This study traces the evolution of word-embedding techniques in NLP by analyzing 149 articles from 1954 to 2025, revealing a dramatic post-GPT-3 paradigm shift where contextual and sentence-level methods now dominate at 6.4X the odds of the pre-GPT-3 era, with significant growth in team sizes and emergence of 30 new techniques.

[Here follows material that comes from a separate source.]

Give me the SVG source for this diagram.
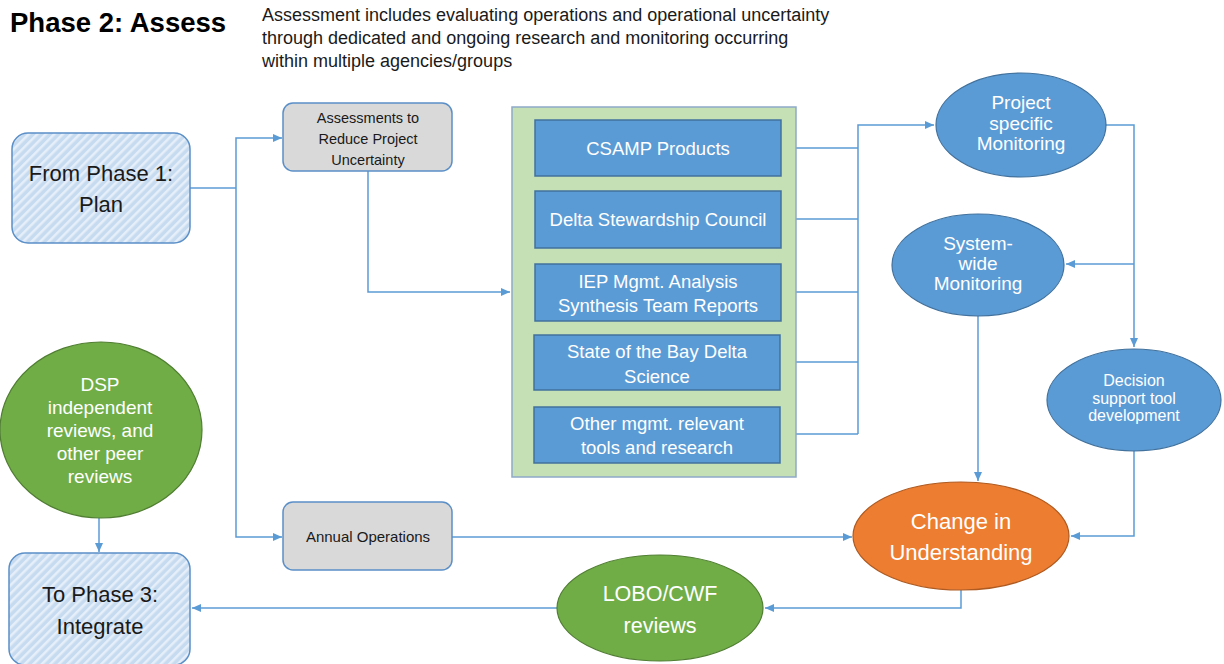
<svg xmlns="http://www.w3.org/2000/svg" width="1224" height="664" viewBox="0 0 1224 664">
<defs>
<pattern id="hatch" patternUnits="userSpaceOnUse" width="6" height="6" patternTransform="rotate(45)">
<rect width="6" height="6" fill="#c6dbf0"/>
<rect width="2.5" height="6" fill="#e6eff9"/>
</pattern>
<marker id="arr" markerUnits="userSpaceOnUse" markerWidth="10" markerHeight="10" refX="9" refY="5" orient="auto">
<path d="M0,1 L9,5 L0,9 Z" fill="#5b9bd5"/>
</marker>
<style>
.t{font-family:"Liberation Sans",Arial,sans-serif;text-anchor:middle}
.w{fill:#ffffff}
.k{fill:#1a1a1a}
.hb{fill:url(#hatch);stroke:#5b8fc7;stroke-width:1.5}
.gb{fill:#d9d9d9;stroke:#5b8fc7;stroke-width:1.5}
.bb{fill:#5b9bd5;stroke:#41719c;stroke-width:1.5}
.be{fill:#5b9bd5;stroke:#41719c;stroke-width:1.2}
.ge{fill:#70ad47;stroke:#507e32;stroke-width:1.2}
.oe{fill:#ed7d31;stroke:#ae5a21;stroke-width:1.2}
.c{fill:none;stroke:#5b9bd5;stroke-width:1.5}
.a{marker-end:url(#arr)}
</style>
</defs>
<rect width="1224" height="664" fill="#ffffff"/>
<g id="title">
<text x="10" y="32" font-family="Liberation Sans,Arial,sans-serif" font-weight="bold" font-size="27.5" fill="#000">Phase 2: Assess</text>
<text font-family="Liberation Sans,Arial,sans-serif" font-size="18" fill="#1a1a1a">
<tspan x="262" y="21">Assessment includes evaluating operations and operational uncertainty</tspan>
<tspan x="262" y="44">through dedicated and ongoing research and monitoring occurring</tspan>
<tspan x="262" y="67">within multiple agencies/groups</tspan>
</text>
</g>
<g id="connectors">
<path class="c" d="M190,188 H236"/>
<path class="c a" d="M236,188 V138 H282"/>
<path class="c a" d="M236,188 V537 H282"/>
<path class="c a" d="M368,171 V292 H510"/>
<path class="c" d="M782,148 H858 M782,219 H858 M782,292 H858 M781,362 H858 M781,434 H858"/>
<path class="c a" d="M858,434 V125 H934"/>
<path class="c a" d="M1106,125 H1134 V347"/>
<path class="c a" d="M1134,264 H1066"/>
<path class="c a" d="M978,316 V481"/>
<path class="c a" d="M1134,451 V536 H1071"/>
<path class="c a" d="M452,537 H852"/>
<path class="c a" d="M961,590 V608 H765"/>
<path class="c a" d="M557,608 H192"/>
<path class="c a" d="M99,518 V552"/>
</g>
<g id="from-phase1">
<rect class="hb" x="12" y="133" width="178" height="110" rx="16"/>
<text class="t k" font-size="22"><tspan x="101" y="181">From Phase 1:</tspan><tspan x="101" y="212">Plan</tspan></text>
</g>
<g id="to-phase3">
<rect class="hb" x="9" y="553" width="181" height="112" rx="16"/>
<text class="t k" font-size="22"><tspan x="100" y="602">To Phase 3:</tspan><tspan x="100" y="634">Integrate</tspan></text>
</g>
<g id="dsp">
<ellipse class="ge" cx="101" cy="430" rx="101" ry="88"/>
<text class="t w" font-size="19"><tspan x="100" y="391">DSP</tspan><tspan x="100" y="414">independent</tspan><tspan x="100" y="437">reviews, and</tspan><tspan x="100" y="460">other peer</tspan><tspan x="100" y="483">reviews</tspan></text>
</g>
<g id="assessments">
<rect class="gb" x="283" y="103" width="169" height="68" rx="10"/>
<text class="t k" font-size="14.5"><tspan x="368" y="123">Assessments to</tspan><tspan x="368" y="144">Reduce Project</tspan><tspan x="368" y="165">Uncertainty</tspan></text>
</g>
<g id="annual-operations">
<rect class="gb" x="283" y="502" width="169" height="68" rx="10"/>
<text class="t k" x="368" y="542" font-size="15">Annual Operations</text>
</g>
<g id="products-group">
<rect x="512" y="107" width="284" height="370" fill="#c5e0b4" stroke="#8fa9c9" stroke-width="1.5"/>
</g>
<g id="csamp">
<rect class="bb" x="535" y="120" width="246" height="56"/>
<text class="t w" x="658" y="155" font-size="18.5">CSAMP Products</text>
</g>
<g id="dsc">
<rect class="bb" x="535" y="191" width="246" height="57"/>
<text class="t w" x="658" y="226" font-size="18.5">Delta Stewardship Council</text>
</g>
<g id="iep">
<rect class="bb" x="535" y="264" width="246" height="57"/>
<text class="t w" font-size="18.5"><tspan x="658" y="288">IEP Mgmt. Analysis</tspan><tspan x="658" y="312">Synthesis Team Reports</tspan></text>
</g>
<g id="state-bay-delta">
<rect class="bb" x="534" y="335" width="246" height="55"/>
<text class="t w" font-size="18.5"><tspan x="657" y="358">State of the Bay Delta</tspan><tspan x="657" y="383">Science</tspan></text>
</g>
<g id="other-tools">
<rect class="bb" x="534" y="407" width="246" height="56"/>
<text class="t w" font-size="18.5"><tspan x="657" y="430">Other mgmt. relevant</tspan><tspan x="657" y="454">tools and research</tspan></text>
</g>
<g id="project-monitoring">
<ellipse class="be" cx="1021" cy="125" rx="85" ry="52"/>
<text class="t w" font-size="19"><tspan x="1021" y="109">Project</tspan><tspan x="1021" y="130">specific</tspan><tspan x="1021" y="150">Monitoring</tspan></text>
</g>
<g id="system-monitoring">
<ellipse class="be" cx="978" cy="265" rx="86" ry="51"/>
<text class="t w" font-size="19"><tspan x="978" y="250">System-</tspan><tspan x="978" y="270">wide</tspan><tspan x="978" y="290">Monitoring</tspan></text>
</g>
<g id="decision-support">
<ellipse class="be" cx="1134" cy="400" rx="87" ry="51"/>
<text class="t w" font-size="16"><tspan x="1134" y="386">Decision</tspan><tspan x="1134" y="404">support tool</tspan><tspan x="1134" y="421">development</tspan></text>
</g>
<g id="change-understanding">
<ellipse class="oe" cx="961" cy="536" rx="108" ry="54"/>
<text class="t w" font-size="22"><tspan x="961" y="529">Change in</tspan><tspan x="961" y="560">Understanding</tspan></text>
</g>
<g id="lobo-cwf">
<ellipse class="ge" cx="660" cy="608" rx="103" ry="53"/>
<text class="t w" font-size="21.5"><tspan x="660" y="601">LOBO/CWF</tspan><tspan x="660" y="633">reviews</tspan></text>
</g>
</svg>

This work traces the evolution of word-embedding techniques within the natural language processing (NLP) literature. We collect and analyze 149 research articles spanning the period from 1954 to 2025, providing both a comprehensive methodological review and a data-driven bibliometric analysis of how representation learning has developed over seven decades. Our study covers four major embedding paradigms, statistical representation-based methods (one-hot encoding, bag-of-words, TF-IDF), static word embeddings (Word2Vec, GloVe, FastText), contextual word embeddings (ELMo, BERT, GPT), and sentence/document embeddings, critically discussing the strengths, limitations, and intellectual lineage connecting each category. Beyond the methodological survey, we conduct a formal era comparison using GPT-3's release as a dividing line, applying seven hypothesis tests to quantify shifts in research focus, collaboration patterns, and institutional involvement. Our analysis reveals a dramatic post-GPT-3 paradigm shift: contextual and sentence-level methods now dominate at 6.4X the odds of the pre-GPT-3 era, mean team sizes have grown significantly (p = 0.018), and 30 entirely new techniques have emerged while 54 pre-GPT-3 methods received no further attention. These findings, combined with evidence of rising industry involvement, provide a quantitative account of how the field's epistemic priorities have been reshaped by the advent of large language models.